Fresh Strawberry Shortcake

Serves 6
6oz/170g flour
4oz/110g butter
2oz/55g castor sugar
½ lb/225g strawberries
8fl oz/250ml Cream
1oz icing sugar
Garnish
6 – 8 whole strawberries and fresh mint leaves
Pre-heat oven to 160°C (Fan oven)
Rub the butter into the flour and caster sugar, bring it together and knead lightly. You can rest it in the fridge if you have time.
Roll it out and cut into 3 inch rounds, place on a baking sheet and bake for 10 minutes or until golden. Allow to cool on a wire rack..
Whip the cream, then sieve the icing sugar into the bowl and carefully fold in with a spatula. Halve the strawberries and toss them in a little caster sugar. Spoon some cream onto half of the shortcake biscuits along with some strawberries, top with remaining biscuits.
Decorate with some piped rosettes, a whole strawberry and a sprig of mint.
Neapolitan Pizza

For the pizza dough;
400g/14oz strong plain flour
100g/3 ½ oz semolina flour (available from Evergreen)
2 tsp salt
1 dessert spoon caster sugar
1 x 7g packet of dried yeast
325ml/11fl oz lukewarm water
Some semolina for sprinkling
Put the two flours and the salt into a large bowl, add the yeast and sugar to the water, mix and leave for a few minutes. Make a well in the middle of the flour and pour in the water. Using a fork gradually combine the flour with the water until you have a stiff dough. Shape the dough into a large ball, cover with a cloth and allow to rest for 5 minutes.

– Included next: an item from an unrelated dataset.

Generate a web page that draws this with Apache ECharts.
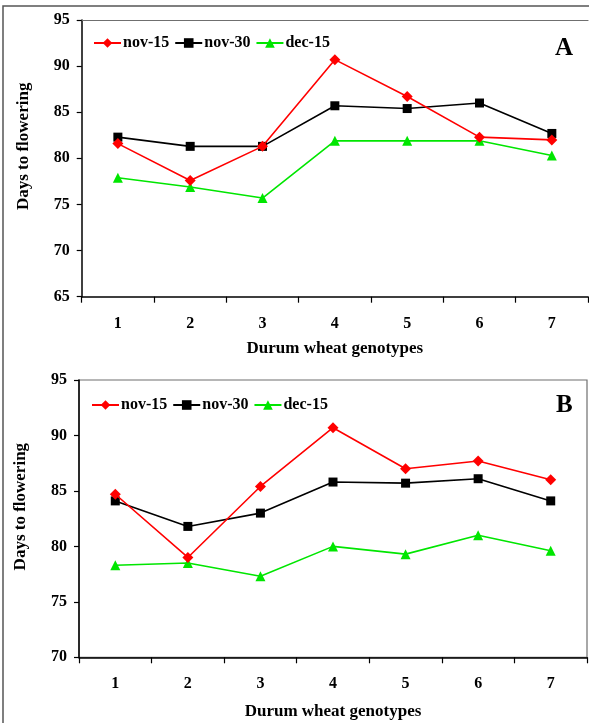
<!DOCTYPE html>
<html>
<head>
<meta charset="utf-8">
<script src="https://cdn.jsdelivr.net/npm/echarts@6/dist/echarts.min.js"></script>
<style>
  html, body { margin: 0; padding: 0; background: #fff; }
  #chart { width: 589px; height: 723px; }
</style>
</head>
<body>
<div id="chart"></div>
<script>
// genotypes on the x axis
const genotypes = ['1', '2', '3', '4', '5', '6', '7'];
const seriesNames = ['nov-15', 'nov-30', 'dec-15'];

// panel A
const aNov15 = [81.6, 77.6, 81.3, 90.7, 86.7, 82.3, 82.0];
const aNov30 = [82.3, 81.3, 81.3, 85.7, 85.4, 86.0, 82.7];
const aDec15 = [77.9, 76.9, 75.7, 81.9, 81.9, 81.9, 80.3];

// panel B
const bNov15 = [84.7, 79.0, 85.4, 90.7, 87.0, 87.7, 86.0];
const bNov30 = [84.1, 81.8, 83.0, 85.8, 85.7, 86.1, 84.1];
const bDec15 = [78.3, 78.5, 77.3, 80.0, 79.3, 81.0, 79.6];

const font = '"Liberation Serif", "Times New Roman", serif';
const chart = echarts.init(document.getElementById('chart'), null, {renderer: 'canvas'});

const styles = [
    {color: '#ff0000', symbol: 'diamond', symbolSize: 11},
    {color: '#000000', symbol: 'rect', symbolSize: 9},
    {color: '#00e600', symbol: 'triangle', symbolSize: 10}
];

function makeSeries(name, data, idx, axisIdx) {
    const s = styles[idx];
    return {
        name: name,
        type: 'line',
        data: data,
        xAxisIndex: axisIdx,
        yAxisIndex: axisIdx,
        symbol: s.symbol,
        symbolSize: s.symbolSize,
        showAllSymbol: true,
        itemStyle: {color: s.color},
        lineStyle: {color: s.color, width: 1.6},
        z: 3 - idx,
        animation: false
    };
}

function catAxis(gridIndex, gap) {
    return {
        type: 'category',
        gridIndex: gridIndex,
        data: genotypes,
        boundaryGap: true,
        axisLine: {lineStyle: {color: '#000', width: 1.5}},
        axisTick: {show: true, length: 6, lineStyle: {color: '#000', width: 1.2}},
        axisLabel: {margin: 19, color: '#000', fontFamily: font, fontWeight: 'bold', fontSize: 16},
        name: 'Durum wheat genotypes',
        nameLocation: 'middle',
        nameGap: gap,
        nameTextStyle: {color: '#000', fontFamily: font, fontWeight: 'bold', fontSize: 17}
    };
}

function valAxis(gridIndex, min) {
    return {
        type: 'value',
        gridIndex: gridIndex,
        min: min,
        max: 95,
        interval: 5,
        splitLine: {show: false},
        axisLine: {show: true, lineStyle: {color: '#000', width: 1.5}},
        axisTick: {show: true, length: 5, lineStyle: {color: '#000', width: 1.2}},
        axisLabel: {margin: 12, color: '#000', fontFamily: font, fontWeight: 'bold', fontSize: 16},
        name: 'Days to flowering',
        nameLocation: 'middle',
        nameRotate: 90,
        nameGap: 50,
        nameTextStyle: {color: '#000', fontFamily: font, fontWeight: 'bold', fontSize: 17, padding: [0, 0, 0, 24]}
    };
}

function legendAt(left, top) {
    return {
        data: seriesNames,
        left: left,
        top: top,
        itemWidth: 27,
        itemHeight: 12,
        itemGap: 5,
        selectedMode: false,
        textStyle: {color: '#000', fontFamily: font, fontWeight: 'bold', fontSize: 16, padding: [0, 0, 0, -3]}
    };
}

const option = {
    backgroundColor: '#fff',
    animation: false,
    grid: [
        {left: 81.7, top: 20, width: 506.3, height: 276.7, show: false},
        {left: 79, top: 380, width: 508, height: 277.3, show: true, borderColor: '#6f6f6f', borderWidth: 1.2}
    ],
    legend: [legendAt(88, 30), legendAt(86, 392)],
    xAxis: [
        catAxis(0, 43),
        catAxis(1, 46),
        // top border of panel A
        {type: 'category', gridIndex: 0, position: 'top', data: genotypes,
         axisLine: {lineStyle: {color: '#6f6f6f', width: 1.2}}, axisTick: {show: false}, axisLabel: {show: false}}
    ],
    yAxis: [valAxis(0, 65), valAxis(1, 70)],
    series: [
        makeSeries('nov-15', aNov15, 0, 0),
        makeSeries('nov-30', aNov30, 1, 0),
        makeSeries('dec-15', aDec15, 2, 0),
        makeSeries('nov-15', bNov15, 0, 1),
        makeSeries('nov-30', bNov30, 1, 1),
        makeSeries('dec-15', bDec15, 2, 1)
    ],
    graphic: [
        // outer frame (top and left edges)
        {type: 'polyline', shape: {points: [[3, 723], [3, 6], [589, 6]]},
         style: {stroke: '#555', lineWidth: 1.5, fill: null}, silent: true},
        {type: 'text', left: 555, top: 36,
         style: {text: 'A', font: 'bold 25px ' + font, fill: '#000'}},
        {type: 'text', left: 556, top: 393,
         style: {text: 'B', font: 'bold 25px ' + font, fill: '#000'}}
    ]
};

chart.setOption(option);
</script>
</body>
</html>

Knead the dough for 10 minutes until it is smooth and elastic. You’ll need extra flour on your worktop for this. Divide the dough into two balls, sprinkle a baking sheet with flour and place them on it. Cover with a cloth and leave to rise in a warm place for thirty minutes. I usually put mine in the hot press.
Preheat your oven to its highest setting. Sprinkle your worktop with some flour and place the dough on it, flatten with the palm of your hand and stretch as thin as you can without tearing, allow the edges to be thicker, repeat with the other ball of dough. Once again sprinkle the baking trays with flour and place the pizza bases on them.
For the topping;
1 400g tin of plum tomatoes, drained
2 tblsp olive oil
25g/1oz Parmesan cheese, finely grated
Fresh basil or dried oregano
1 ball of fresh mozzarella, roughly chopped
Salt and pepper & a pinch of sugar
Crush the tomatoes with a fork, season with the salt, pepper and sugar and set aside. When the bases are ready, spread a little of the tomato sauce on the base, drizzle with a little olive oil, sprinkle with Parmesan, top with your choice of fresh herbs and the fresh mozzarella. Place in the preheated oven for 7 minutes or a little longer if necessary. You could also use the Tomato and basil sauce topped with your favourite ingredients.